Le temps passe et Joachim n’est toujours pas parvenu à oublier Michael Jordan, grand bien lui fasse. Sa passion pour le basketteur légendaire des Chicago Bulls est restée intacte, au point de lui donner envie de reprendre du service. Il s’est saisi de son beau stylo plume pour décharger sa plus belle cartouche…
Petit, j’ai vite compris que le père Noël n’était que l’opium des cours de récréation. “C’est bien trouvé, c’est du Tomy” disait la téloch. Dès le petit dèj, on nous bombardait la cafetière de conso mémorielle pour que l’on mouline plein gaz vers des icônes « fluo » de supermarché. Il fallait posséder du rêve bien concret, sobrement décliné du « Macdalle » à la housse de couette.
Pour notre génération pas encore éveillée à la culpabilisation environnementale, les US faisaient tourner plein régime de quoi vider les poches des ancêtres et ensevelir le sapin de plastoc’ bariolé. Mais un Noël fut bien différent des autres. Mon oncle insoumis nous faisait un cadeau qui changerait la donne : un décodeur pirate de Canal +.

Exemple de décodeur-pirate Canal +
Là, dans un très chic boîtier VHS de Bruce Lee se trouvait l’accès au nouveau monde, la porte directe vers le sport outre Atlantique et ses dômes climatisés.
Une fin d’aprem pluvieuse, je découvrais la soupe aux joues de Mister George Eddy. Avec sa voix de “Sundae Royal Cheese”, Georgie balançait son top 10 des dunks de la saison. Sur le podium, je découvrais alors le prophète de la lévitation, planant langue tendue vers le PVC, résolument décidé à tout niquer. Face à ce numéro 23 flottant au-dessus d’un parterre d’obèses dopés au combo chips-coca, j’eus la violente certitude que la messe était dite…
Sa majesté ralentissait le chrono, déclenchant sitôt les pieds hors du sol, les premiers bullet-time de l’histoire du porno sportif. Le coup de foudre, le vrai. Les mois et années qui suivirent furent un acharnement autistique pour la discipline. Sur ma petite terrasse, trônait un panneau en plastoc rouge, avec sur la planche la gueule en taille réelle du prédicateur Spalding.
A raison de plusieurs heures par jour, été comme hiver, je switchais et dunkais à m’en brûler les paumes, priant l’instant où j’effleurerais enfin l’arceau.

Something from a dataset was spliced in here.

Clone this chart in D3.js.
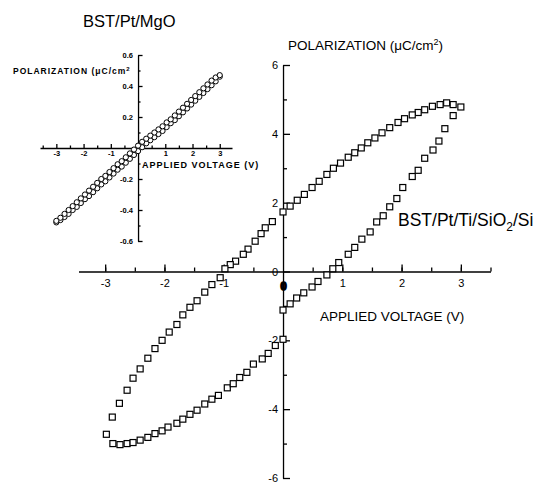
<!DOCTYPE html>
<meta charset="utf-8">
<style>
body { margin: 0; background: #fff; }
svg { font-family: "Liberation Sans", Arial, sans-serif; }
.axis path, .axis line { fill: none; stroke: #000; stroke-width: 1.3; }
.axis text { fill: #000; }
.main .axis text { font-size: 11px; }
.inset .axis text { font-size: 7.5px; font-weight: bold; }
</style>
<body>
<script src="https://d3js.org/d3.v7.min.js"></script>
<script>
// main loop, BST/Pt/Ti/SiO2/Si : upper branch (sweep down from +3 V)
var mainUpV = [3.0, 2.87, 2.76, 2.65, 2.52, 2.39, 2.28, 2.18, 2.05, 1.94, 1.8, 1.67, 1.55, 1.43, 1.32, 1.21, 1.1, 0.97, 0.85, 0.74, 0.61, 0.49, 0.36, 0.24, 0.12, 0.0,
               -0.18, -0.3, -0.37, -0.47, -0.59, -0.67, -0.8, -0.89, -0.98, -1.06, -1.2, -1.32, -1.45, -1.57, -1.69, -1.79, -1.92, -2.04, -2.16, -2.28, -2.41, -2.53, -2.63, -2.76, -2.88, -2.98];
var mainUpP = [4.78, 4.85, 4.9, 4.85, 4.8, 4.7, 4.62, 4.55, 4.44, 4.33, 4.18, 4.03, 3.88, 3.74, 3.59, 3.45, 3.32, 3.15, 3.0, 2.82, 2.62, 2.44, 2.24, 2.07, 1.9, 1.73,
               1.45, 1.27, 1.1, 0.88, 0.65, 0.5, 0.3, 0.2, 0.08, -0.18, -0.38, -0.6, -0.85, -1.04, -1.26, -1.54, -1.76, -2.0, -2.24, -2.52, -2.83, -3.1, -3.45, -3.83, -4.23, -4.73];
// lower branch (sweep up from -3 V)
var mainLowV = [-2.87, -2.75, -2.63, -2.53, -2.41, -2.28, -2.16, -2.04, -1.94, -1.79, -1.69, -1.57, -1.45, -1.32, -1.2, -1.09, -0.94, -0.84, -0.73, -0.61, -0.5, -0.35, -0.25, -0.13, 0.0,
                0.0, 0.12, 0.23, 0.35, 0.49, 0.59, 0.74, 0.84, 0.94, 1.1, 1.21, 1.33, 1.47, 1.58, 1.69, 1.8, 1.92, 2.02, 2.18, 2.28, 2.39, 2.53, 2.63, 2.73, 2.87];
var mainLowP = [-5.0, -5.03, -5.0, -4.97, -4.9, -4.82, -4.71, -4.63, -4.52, -4.41, -4.29, -4.15, -4.03, -3.85, -3.71, -3.6, -3.38, -3.26, -3.08, -2.93, -2.69, -2.54, -2.38, -2.15, -1.97,
                -1.12, -0.94, -0.77, -0.62, -0.45, -0.29, -0.1, 0.08, 0.26, 0.5, 0.7, 0.94, 1.15, 1.44, 1.62, 1.88, 2.12, 2.44, 2.76, 2.94, 3.29, 3.53, 3.79, 4.15, 4.53];

// inset loop, BST/Pt/MgO
var insetV = [-3, -2.85, -2.7, -2.55, -2.4, -2.25, -2.1, -1.95, -1.8, -1.65, -1.5, -1.35, -1.2, -1.05, -0.9, -0.75, -0.6, -0.45, -0.3, -0.15, 0,
              0.15, 0.3, 0.45, 0.6, 0.75, 0.9, 1.05, 1.2, 1.35, 1.5, 1.65, 1.8, 1.95, 2.1, 2.25, 2.4, 2.55, 2.7, 2.85, 3];
var insetUp = [-0.47, -0.45, -0.425, -0.4, -0.375, -0.35, -0.325, -0.3, -0.275, -0.25, -0.225, -0.2, -0.18, -0.155, -0.13, -0.105, -0.085, -0.06, -0.035, -0.01, 0.015,
               0.04, 0.06, 0.08, 0.1, 0.12, 0.14, 0.165, 0.185, 0.21, 0.235, 0.26, 0.285, 0.31, 0.335, 0.36, 0.385, 0.41, 0.435, 0.455, 0.47];
var insetDown = [-0.48, -0.465, -0.445, -0.425, -0.4, -0.38, -0.355, -0.33, -0.31, -0.285, -0.26, -0.235, -0.215, -0.19, -0.165, -0.14, -0.12, -0.095, -0.07, -0.045, -0.02,
                 0.005, 0.03, 0.05, 0.07, 0.09, 0.11, 0.135, 0.16, 0.18, 0.205, 0.23, 0.255, 0.28, 0.305, 0.33, 0.355, 0.38, 0.405, 0.43, 0.46];

// tick values
var mainXTicks = [-3, -2, -1, 1, 2, 3];
var mainXMinor = [-3, -2.5, -2, -1.5, -1, -0.5, 0.5, 1, 1.5, 2, 2.5, 3, 3.5];
var mainYTicks = [-6, -4, -2, 0, 2, 4, 6];
var mainYMinor = [-5, -3, -1, 1, 3, 5];
var insetXTicks = [-3, -2, -1, 1, 2, 3];
var insetXMinor = [-3.5, -2.5, -1.5, -0.5, 0.5, 1.5, 2.5];
var insetYTicks = [-0.6, -0.4, -0.2, 0.2, 0.4, 0.6];
var insetYMinor = [-0.5, -0.3, -0.1, 0.1, 0.3, 0.5];

var svg = d3.select("body").append("svg")
    .attr("width", 539)
    .attr("height", 483);

// ---------- main chart ----------
var x = d3.scaleLinear().domain([-3.45, 3.5]).range([78.5, 490.5]);
var y = d3.scaleLinear().domain([-6, 6]).range([478, 65]);

var main = svg.append("g").attr("class", "main");

main.append("g")
    .attr("class", "axis")
    .attr("transform", "translate(0," + y(0) + ")")
    .call(d3.axisBottom(x).tickValues(mainXMinor).tickSizeInner(-4).tickSizeOuter(0).tickFormat(""));
main.append("g")
    .attr("class", "axis")
    .attr("transform", "translate(0," + y(0) + ")")
    .call(d3.axisBottom(x).tickValues(mainXTicks).tickSizeInner(-7).tickSizeOuter(0).tickPadding(8)
        .tickFormat(function(d) { return String(d); }))
    .select(".domain").remove();

main.append("g")
    .attr("class", "axis")
    .attr("transform", "translate(" + x(0) + ",0)")
    .call(d3.axisLeft(y).tickValues(mainYMinor).tickSizeInner(-4).tickSizeOuter(0).tickFormat(""));
main.append("g")
    .attr("class", "axis")
    .attr("transform", "translate(" + x(0) + ",0)")
    .call(d3.axisLeft(y).tickValues(mainYTicks).tickSizeInner(-7).tickSizeOuter(0).tickPadding(5)
        .tickFormat(function(d) { return String(d); }))
    .select(".domain").remove();

// the blotted "0" under the origin
main.append("text")
    .attr("x", x(0) + 0.5)
    .attr("y", y(0) + 18)
    .attr("text-anchor", "middle")
    .style("font-size", "11px")
    .style("font-weight", "bold")
    .style("stroke", "#000")
    .style("stroke-width", 1.5)
    .text("0");

var sq = 6;
function squares(vs, ps) {
    main.append("g").selectAll("rect")
        .data(vs.map(function(v, i) { return {v: v, p: ps[i]}; }))
        .enter().append("rect")
        .attr("x", function(d) { return x(d.v) - sq / 2; })
        .attr("y", function(d) { return y(d.p) - sq / 2; })
        .attr("width", sq)
        .attr("height", sq)
        .attr("fill", "#fff")
        .attr("stroke", "#000")
        .attr("stroke-width", 1.2);
}
squares(mainUpV, mainUpP);
squares(mainLowV, mainLowP);

var t1 = main.append("text")
    .attr("x", 288).attr("y", 50)
    .style("font-size", "13.5px");
t1.append("tspan").text("POLARIZATION (\u03bcC/cm");
t1.append("tspan").attr("dy", -5).style("font-size", "9px").text("2");
t1.append("tspan").attr("dy", 5).text(")");

main.append("text")
    .attr("x", 320).attr("y", 321)
    .style("font-size", "13.5px")
    .text("APPLIED VOLTAGE (V)");

var t2 = main.append("text")
    .attr("x", 398).attr("y", 226)
    .style("font-size", "17.5px");
t2.append("tspan").text("BST/Pt/Ti/SiO");
t2.append("tspan").attr("dy", 5).style("font-size", "12px").text("2");
t2.append("tspan").attr("dy", -5).text("/Si");

// ---------- inset ----------
var xi = d3.scaleLinear().domain([-3.6, 3.45]).range([40, 232]);
var yi = d3.scaleLinear().domain([-0.6, 0.6]).range([241, 55]);

var inset = svg.append("g").attr("class", "inset");

inset.append("g")
    .attr("class", "axis")
    .attr("transform", "translate(0," + yi(0) + ")")
    .call(d3.axisBottom(xi).tickValues(insetXMinor).tickSizeInner(-2.5).tickSizeOuter(0).tickFormat(""));
inset.append("g")
    .attr("class", "axis")
    .attr("transform", "translate(0," + yi(0) + ")")
    .call(d3.axisBottom(xi).tickValues(insetXTicks).tickSizeInner(-4).tickSizeOuter(0).tickPadding(3)
        .tickFormat(function(d) { return String(d); }))
    .select(".domain").remove();

inset.append("g")
    .attr("class", "axis")
    .attr("transform", "translate(" + xi(0) + ",0)")
    .call(d3.axisLeft(yi).tickValues(insetYMinor).tickSizeInner(-2.5).tickSizeOuter(0).tickFormat(""));
inset.append("g")
    .attr("class", "axis")
    .attr("transform", "translate(" + xi(0) + ",0)")
    .call(d3.axisLeft(yi).tickValues(insetYTicks).tickSizeInner(-4.5).tickSizeOuter(0).tickPadding(5)
        .tickFormat(d3.format(".1f")))
    .select(".domain").remove();

inset.selectAll(".axis text").text(function() { return this.textContent.replace("\u2212", "-"); });

function circles(vs, ps) {
    inset.append("g").selectAll("circle")
        .data(vs.map(function(v, i) { return {v: v, p: ps[i]}; }))
        .enter().append("circle")
        .attr("cx", function(d) { return xi(d.v); })
        .attr("cy", function(d) { return yi(d.p); })
        .attr("r", 2.6)
        .attr("fill", "#fff")
        .attr("stroke", "#000")
        .attr("stroke-width", 1);
}
circles(insetV, insetDown);
circles(insetV, insetUp);

svg.append("text")
    .attr("x", 83).attr("y", 27)
    .style("font-size", "16.5px")
    .text("BST/Pt/MgO");

var t3 = inset.append("text")
    .attr("x", 13).attr("y", 74)
    .style("font-size", "8.5px")
    .style("font-weight", "bold")
    .style("letter-spacing", "1px");
t3.append("tspan").text("POLARIZATION (\u03bcC/cm");
t3.append("tspan").attr("dy", -3).style("font-size", "6px").text("2");

inset.append("text")
    .attr("x", 142).attr("y", 168)
    .style("font-size", "9px")
    .style("font-weight", "bold")
    .style("letter-spacing", "1px")
    .text("APPLIED VOLTAGE (V)");
</script>
</body>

Libérez le Jordan qui sommeille en vous !
Tonton m’avait montré le chemin. Dans sa piaule constellée aux couleurs de Chicago, était placardé le Saint-Esprit grandeur nature, dans son mètre 98 de bienveillance et d’esthétique marquetée.
Le basket coulait désormais dans nos veines. Les billes, pogs et Megadrive pouvaient bien disparaître, MJ les annihilait d’un « crossover » ou d’une claquette insultante de fluidité.

Cet homme a défié les lois de la gravité
20 ans plus tard, les experts et autres commentateurs chient de la statistique et s’excitent sans relâche sur qui supplantera le prophète dans leurs livres de compte trop frigides. Les successeurs aussi doués soient-ils feront toujours office de Paco Rabanne en chasuble.
Michael Jordan sera certes dépassé, statistiquement, physiquement, financièrement. Et c’est sûrement déjà le cas. Mais qui aujourd’hui pourrait autant violer nos consciences de « basketteux » ?
MJ est arrivé pour combler un vide. Chaque sport, chaque tranche de la société des Nineties avait son chef de file. Avant lui, il y avait certes de la légende en béton armé. Mais qui mieux que lui a su traduire le rêve américain sur un parquet?
MJ a débarqué au bon endroit et au bon moment pour commercialiser du rêve, à l’apogée certaine du consumérisme décomplexé et des chimères bien grasses.
Jordan est de l’ordre du métaphysique, il incarne le basket moderne, il respire le cuir rebondissant, colle aux pattes comme son grip, souffle le crissement du parquet, et chante le grattement du filet, il est de l’essence pure de tout ce que sport a pu véhiculer.
Il n’y aura qu’un seul MJ pour ceux qui goûtent à la pratique. En particulier pour la génération qui portent ses pompes, qui ont maté Space Jam, collectionné les vignettes Panini et saigné du NBA Jam sans se soucier des « Internets ».
Il reste là, survolant de ses ailes magiques et affectueuses les Mario, Sonic, Jackson, Prince et Sangoku, tous bien nichés dans notre panthéon désuet des années 90.